Any and all help is welcome

int voltagePin=0;
int currentPin=3;
int V_0=10;
int I_0=12;
int command=0;
int V0_state=LOW;
int I0_state=HIGH;
double voltage_estimate=0.0;
double current_estimate=0.0;
int currentADC=0;
int voltageADC=0;

char vmsg[6]="05.00";
char vadc[5]="0000";
char cadc[5]="0512";
char cmsg[6]="01.00";
// "Voltage: 40.38V

//Mini consumes approximately 75mW
void setup() {

void loop(){
  if (Serial.available()>0){;
  if (command == 49){ //Reads integer of 1 (ASCII 49)
    command = 0;
  if (command == 57){ //Reads ASCII 57, integer 9, Gets voltage measurement
    if (voltageADC <0) voltageADC=0;
    if (voltageADC >1024) voltageADC=1023;
    voltage_estimate=((long)voltageADC*5.0/1023)*(5.01/1.17); //Convert from ADC
    if (currentADC < 0) currentADC=0;
    if (currentADC > 1023) currentADC=1023;
    current_estimate=((long)currentADC*0.0259); //Convert from ADC


The analog circuit (for the Arduino analog input) should have an impedance of 10k or less. That is because the ADC needs some current during the conversion.

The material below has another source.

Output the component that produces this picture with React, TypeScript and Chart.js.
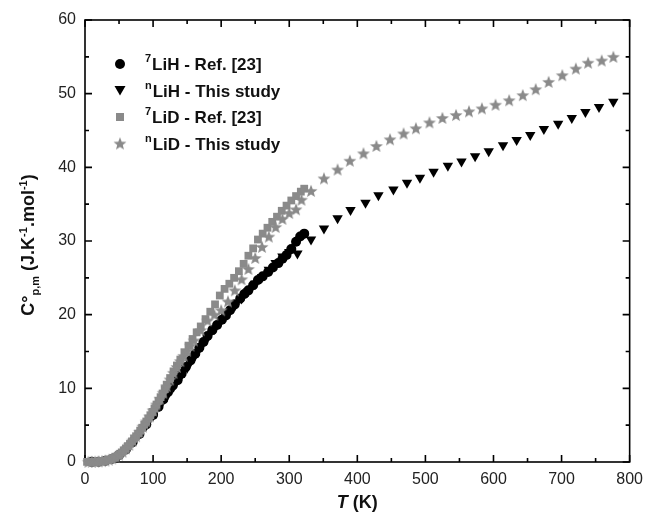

Do you have this : 20V — 3M8 — 1M2 — GND
And you measure the voltage over the 1M2, with the 5V as reference ?

The analogRead() returns a value from 0 up to 1023. It will never be below zero, and never 1024 or higher.

Could you have a look at this attached file :

The clamping diodes will protect the input, and the 1k to the input will protect the internal protection diodes. The 10nF capacitor will allow the ADC to do a conversion without a big change of the input voltage during the conversion.

The ATmega328P chip has internal protection diodes for every pin. It is possible push/pull 1mA into a pin. That means that if your 1M2 resistor does not connect ground (because of some fault), the 3M8 will reach the 1mA at 3805V. That is extra protection for free :stuck_out_tongue:

May I do a suggestion ? Could you use the 1.1V internal voltage reference ? It is a better reference than the 5V.
If you really want to use the 3M8, then the other resistor could be 220k. Put a 1nF to 100nF capacitor parallel next to the 220k. The clamping diodes and the 1k protection resistor are not needed. The 220k causes less problems then the 1M2, and the capacitor smoothes the ADC conversion.

Your code could use some improvements. I see a bad calculation with ‘double’, ‘float’ and ‘int’ in a single line, and array sizes that are so tight they could easily go wrong, and unnecessary use of Serial.write() where a Serial.print() would be easier.


Turns out that there's a trick, when using more than one analog input, read each input twice with a 10ms delay like so:

readAnalog(A0) delay(10); readAnalog(A0); delay(10);

The first ADC call switches the multiplexer, the delay allows the voltage time to stabilize, and this results in the second ADC call having a much more accurate and stable result.

I did this and now my system works exactly as it should!